Nur sehr langsam akzeptierten die Zipser Sachsen nach 1920 die Loslösung aus Ungarn und die Eingliederung in die Tschechoslowakei. Erst in der Zwischenkriegszeit kam es zu einer allmählichen Hinwendung eines Teiles der Zipser Sachsen an die moderne deutsche Nation und das Deutsche Reich, die sich unter massiven Einfluß reichsdeutscher NS Propaganda in der Zeit der slowakischen Eigenstaatlichkeit 1938/39-1945 verstärkte. Nachdem bereits zahlreiche Zipser Sachsen Opfer von Massakern in Zuge des Aufstandes slowakischer Kommunisten und Nationalisten geworden waren (Herbst 1944), kam es nach der Eroberung der Zips durch die Rote Armee im Winter 1945 zur nahezu vollständigen Vertreibung der Zipser Sachsen 1945-1946 auf Anordnung der Prager Regierung und der Bewilligung durch die Großmächte. Nationale Gegensätze zwischen Zipser Sachsen und der slowakischen Mehrheitsbevölkerung der Zips existierten bis in die Kriegsjahre hinein nicht.

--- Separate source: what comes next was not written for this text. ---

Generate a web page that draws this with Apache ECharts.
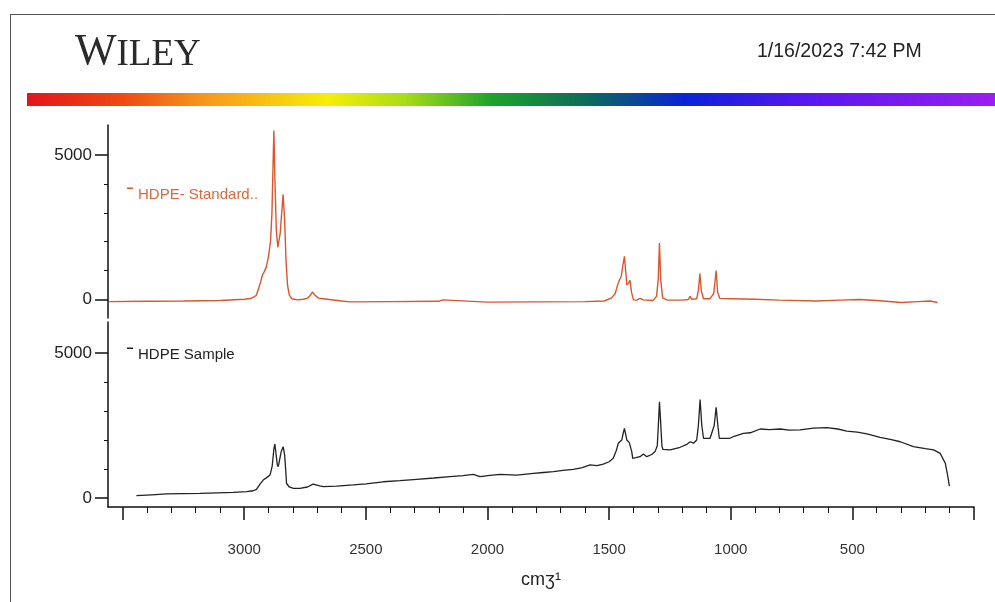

4. Streusiedlungen insbesondere in städtisch geprägten Siedlungen die bis ins 20. Jahrhundert existierten
Zwischen dem 13. und 15. Jahrhundert kam es zur Ansiedlung von deutschen Hospites in zahlreiche städtische Zentren
Ober- und Niederungarns. Nichtdeutsch Bevölkerungsgruppen in diesen Siedlungen erhielten ebenfalls deutsches Stadtrecht von den ungarischen Königen verliehen, das nicht automatisch an deutsche Siedler gebunden war.
Diese Städte (fast oder gänzlich) ohne deutschsprachliche dörfliche Siedlungen im Umland verloren im Zuge von Reformation und Gegenreformation, Türkenkriege und den Kriegen zwischen Habsburgern und ungarischen Ständen, sowie Epidemien und Assimilation (besonders an das ungarische Bürgertum) ihre deutsche Bevölkerungsschicht im 17. und 18. Jahrhundert. Als Beispiele für diese Städte sind zu nennen: Kaschau, Beregszáz, Tecsö, Visk, Sighet, Bartfeld, Preschau, Klausenburg, Sillein, Rosenberg usw.). Kleine deutsche Minderheiten existierten in diesen Städten zum Teil bis zur Vertreibung 1944/45, sie setzte sich aber zum größten Teil aus Personen zusammen die im 18. und 19. Jahrhundert aus den unterschiedlichsten deutschen Siedlungsgebieten eingewandert waren.